Outside of scholarly circles, The Order is well known for its ongoing charitable program to learn hobbits their letters. This sponsorship extends beyond mere donations, with members of The Order taking an active role in teaching and keeping the traditions and stories of the Shire alive and well through tales and song.
Throughout the year, the Historical Society produces a series of field trips with an educational and informative bias. These practical excursions to famous landmarks or forgotten corners of the Shire are immensely popular with young and old alike.
The Order also enjoys two dedicated groups of musicians, The Songburrow Strollers and The Brandy Badgers, as well as an acting troupe. The Mathomers are keen on keeping The Shire a vibrant and lively place for hobbits, and thus hosts both regular events (like Green Dragon Friday and the biweekly Michel Delving market) and one-off get-togethers like storytelling nights, wassailing, picnics and parties.
The current chief of The Grand Order is Lina, with the practical day-to-day activities being shared among the voluntary assistant chiefs Tibba, Nimelia, Potty and Pycella.
The position of assistant chief carries no formal title, but vacancies only come up rarely as the office is traditionally held for life.
Membership to The Order is either by recommendation or more formally by a letter of invitation to the Secretary at Songburrow Hall, 4 Brookbank Street, Songburrow, The Shire.
In practice, potential members come from all walks of life but the successful ones stand apart because of their inquisitiveness, sociability and aptitude.
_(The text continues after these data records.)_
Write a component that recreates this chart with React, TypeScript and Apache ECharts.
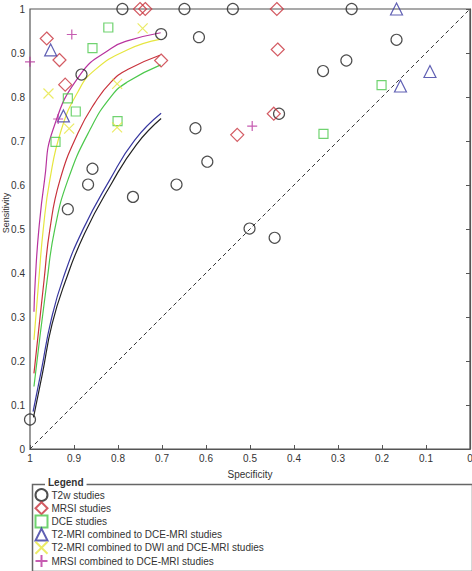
import React, { useEffect, useRef } from "react";
import * as echarts from "echarts";

// [specificity, sensitivity]
const t2wStudies = [
  [0.790, 1], [0.649, 1], [0.539, 1], [0.269, 1], [0.702, 0.943], [0.616, 0.936],
  [0.167, 0.930], [0.281, 0.883], [0.334, 0.859], [0.883, 0.851], [0.624, 0.729],
  [0.434, 0.762], [0.597, 0.653], [0.858, 0.637], [0.868, 0.601], [0.667, 0.601],
  [0.766, 0.573], [0.914, 0.545], [0.501, 0.501], [0.444, 0.480], [1.0, 0.067],
];
const mrsiStudies = [
  [0.750, 1], [0.738, 1], [0.439, 1], [0.962, 0.933], [0.933, 0.884], [0.920, 0.828],
  [0.702, 0.883], [0.437, 0.908], [0.529, 0.714], [0.446, 0.762],
];
const dceStudies = [
  [0.822, 0.958], [0.858, 0.911], [0.914, 0.797], [0.896, 0.767], [0.942, 0.698],
  [0.801, 0.745], [0.201, 0.827], [0.333, 0.716],
];
const t2DceStudies = [
  [0.953, 0.907], [0.924, 0.757], [0.167, 1], [0.091, 0.858], [0.158, 0.825],
];
const t2DwiDceStudies = [
  [0.744, 0.956], [0.958, 0.808], [0.802, 0.830], [0.911, 0.728], [0.802, 0.731],
];
const mrsiDceStudies = [
  [1.0, 0.880], [0.905, 0.942], [0.936, 0.750], [0.495, 0.734],
];

// SROC curves
const curveMrsiDce = [
  [0.991, 0.312], [0.988, 0.384], [0.980, 0.498], [0.967, 0.611], [0.948, 0.725],
  [0.885, 0.852], [0.815, 0.911], [0.777, 0.928], [0.703, 0.946],
];
const curveT2DwiDce = [
  [0.991, 0.248], [0.980, 0.384], [0.970, 0.498], [0.955, 0.611], [0.929, 0.725],
  [0.891, 0.812], [0.853, 0.861], [0.777, 0.908], [0.705, 0.931],
];
const curveMrsi = [
  [0.991, 0.172], [0.968, 0.384], [0.955, 0.498], [0.932, 0.611], [0.891, 0.718],
  [0.853, 0.786], [0.815, 0.835], [0.777, 0.863], [0.705, 0.895],
];
const curveDce = [
  [0.991, 0.142], [0.961, 0.384], [0.944, 0.498], [0.914, 0.611], [0.864, 0.725],
  [0.815, 0.802], [0.777, 0.835], [0.703, 0.873],
];
const curveT2Dce = [
  [0.993, 0.085], [0.974, 0.18], [0.952, 0.293], [0.924, 0.39], [0.880, 0.498],
  [0.819, 0.611], [0.762, 0.702], [0.702, 0.763],
];
const curveT2w = [
  [0.992, 0.072], [0.972, 0.17], [0.950, 0.283], [0.920, 0.38], [0.876, 0.49],
  [0.815, 0.603], [0.758, 0.692], [0.702, 0.751],
];
const chanceLine = [[1, 0], [0, 1]];

const legendNames = [
  "T2w studies",
  "MRSI studies",
  "DCE studies",
  "T2-MRI combined to DCE-MRI studies",
  "T2-MRI combined to DWI and DCE-MRI studies",
  "MRSI combined to DCE-MRI studies",
];

const FONT = "'Liberation Sans', Arial, sans-serif";
const C_BLACK = "#222222";
const C_RED = "#c8323c";
const C_GREEN = "#4cc84c";
const C_BLUE = "#3838a0";
const C_YELLOW = "#e6e640";
const C_MAGENTA = "#b8339e";

const X_PATH = "path://M0,0L10,10M0,10L10,0";
const PLUS_PATH = "path://M5,0L5,10M0,5L10,5";

function scatter(name: string, data: number[][], symbol: string, size: number, color: string) {
  return {
    type: "scatter",
    name,
    data,
    symbol,
    symbolSize: size,
    clip: false,
    z: 5,
    itemStyle: { color: "none", borderColor: color, borderWidth: 1.2 },
    emphasis: { disabled: true },
  };
}

function curve(name: string, data: number[][], color: string) {
  return {
    type: "line",
    name,
    data,
    smooth: true,
    symbol: "none",
    z: 3,
    lineStyle: { color, width: 1.2 },
    emphasis: { disabled: true },
  };
}

export default function App() {
  const ref = useRef<HTMLDivElement>(null);
  useEffect(() => {
    const chart = echarts.init(ref.current!, null, { renderer: "svg" });
    const legends = legendNames.map((n, i) => ({
      data: [n],
      orient: "horizontal",
      left: 31,
      top: 486.5 + i * 13.2,
      padding: [0, 0, 0, 2],
      itemWidth: 12,
      itemHeight: 12,
      itemGap: 0,
      selectedMode: false,
      textStyle: {
        fontSize: 10,
        color: "#333",
        fontFamily: FONT,
        padding: [0, 0, 0, -1],
      },
    }));
    const option = {
      animation: false,
      backgroundColor: "#ffffff",
      textStyle: { fontFamily: FONT },
      grid: {
        left: 30,
        top: 9,
        width: 440,
        height: 440,
        show: true,
        borderColor: "#555555",
        borderWidth: 1.2,
        containLabel: false,
        outerBoundsMode: "none",
      },
      xAxis: {
        type: "value",
        inverse: true,
        min: 0,
        max: 1,
        interval: 0.1,
        name: "Specificity",
        nameLocation: "middle",
        nameGap: 20,
        nameMoveOverlap: false,
        nameTextStyle: { fontSize: 10, color: "#333", fontFamily: FONT },
        axisLine: { show: true, lineStyle: { color: "#555", width: 1.2 } },
        axisTick: { show: true, inside: true, length: 4, lineStyle: { color: "#555" } },
        axisLabel: { fontSize: 10, color: "#333", margin: 4, fontFamily: FONT },
        splitLine: { show: false },
      },
      yAxis: {
        type: "value",
        min: 0,
        max: 1,
        interval: 0.1,
        axisLine: { show: true, lineStyle: { color: "#555", width: 1.2 } },
        axisTick: { show: true, inside: false, length: 4, lineStyle: { color: "#555" } },
        axisLabel: { fontSize: 10, color: "#333", margin: 5, fontFamily: FONT },
        splitLine: { show: false },
      },
      legend: legends,
      graphic: [
        {
          type: "text",
          x: 6,
          y: 213,
          rotation: Math.PI / 2,
          style: {
            text: "Sensitivity",
            font: `9px ${FONT}`,
            fill: "#333",
            align: "center",
            verticalAlign: "middle",
          },
        },
        {
          type: "rect",
          left: 30,
          top: 482,
          shape: { width: 440, height: 87 },
          style: { fill: "none", stroke: "#666", lineWidth: 1.5 },
          z: 1,
        },
        {
          type: "text",
          left: 45,
          top: 477,
          style: {
            text: "Legend",
            font: `bold 10px ${FONT}`,
            fill: "#333",
            backgroundColor: "#fff",
            padding: [0, 3, 0, 3],
          },
          z: 2,
        },
      ],
      series: [
        {
          type: "line",
          name: "chance",
          data: chanceLine,
          symbol: "none",
          z: 2,
          lineStyle: { color: "#333", width: 1, type: [4, 3] },
          emphasis: { disabled: true },
        },
        curve("c-t2w", curveT2w, C_BLACK),
        curve("c-t2dce", curveT2Dce, C_BLUE),
        curve("c-dce", curveDce, C_GREEN),
        curve("c-mrsi", curveMrsi, C_RED),
        curve("c-t2dwidce", curveT2DwiDce, C_YELLOW),
        curve("c-mrsidce", curveMrsiDce, C_MAGENTA),
        scatter(legendNames[0], t2wStudies, "circle", 11, C_BLACK),
        scatter(legendNames[1], mrsiStudies, "diamond", 13, C_RED),
        scatter(legendNames[2], dceStudies, "rect", 9, C_GREEN),
        scatter(legendNames[3], t2DceStudies, "triangle", 12, C_BLUE),
        scatter(legendNames[4], t2DwiDceStudies, X_PATH, 10, C_YELLOW),
        scatter(legendNames[5], mrsiDceStudies, PLUS_PATH, 10, C_MAGENTA),
      ],
    };
    chart.setOption(option as any);
    return () => chart.dispose();
  }, []);
  return (
    <div
      ref={ref}
      style={{ position: "fixed", left: 0, top: 0, width: 472, height: 571, background: "#fff" }}
    />
  );
}
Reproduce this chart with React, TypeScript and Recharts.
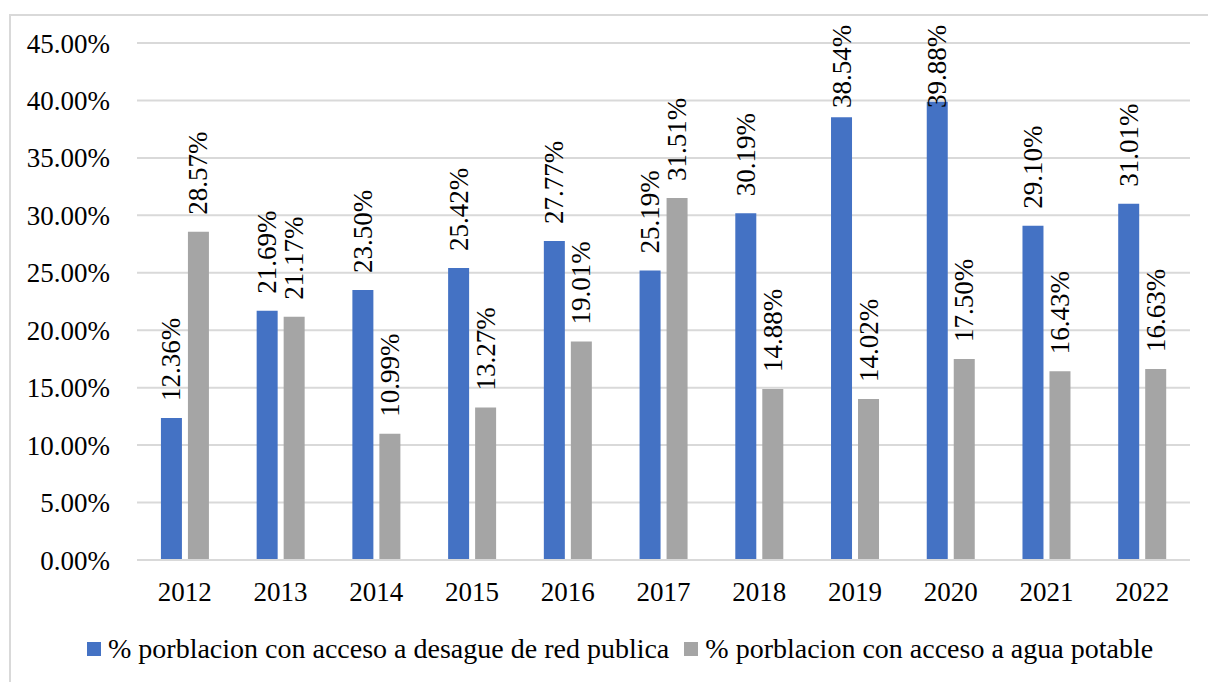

Members enjoy a wide range of benefits, not least of which is access to the extensive library (not to mention the larders, pantries and cellars), and mathom collection of Songburrow Hall. Members are actively encouraged to seek out and identity items of interest to add to the collection.
On the surface, The Order is often perceived as being somewhat secretive and self-centered.
It is common knowledge that many Mathomers are extremely well informed, not just on important matters, but on the smaller apparently insignificant details of everyday life.
In recent years, with the coming of a darker shadow to the once quiet woods of Overhill and the outlying districts of the Marish, this has led to the popular belief that a Mathom Watch exists – silently listening and observing and ready to act should the need arise.
Whatever the truth, you need only to dig a little deeper to find signs that The Order exerts a gentle but persuasive influence on affairs throughout the Four Farthings of the Shire… and beyond.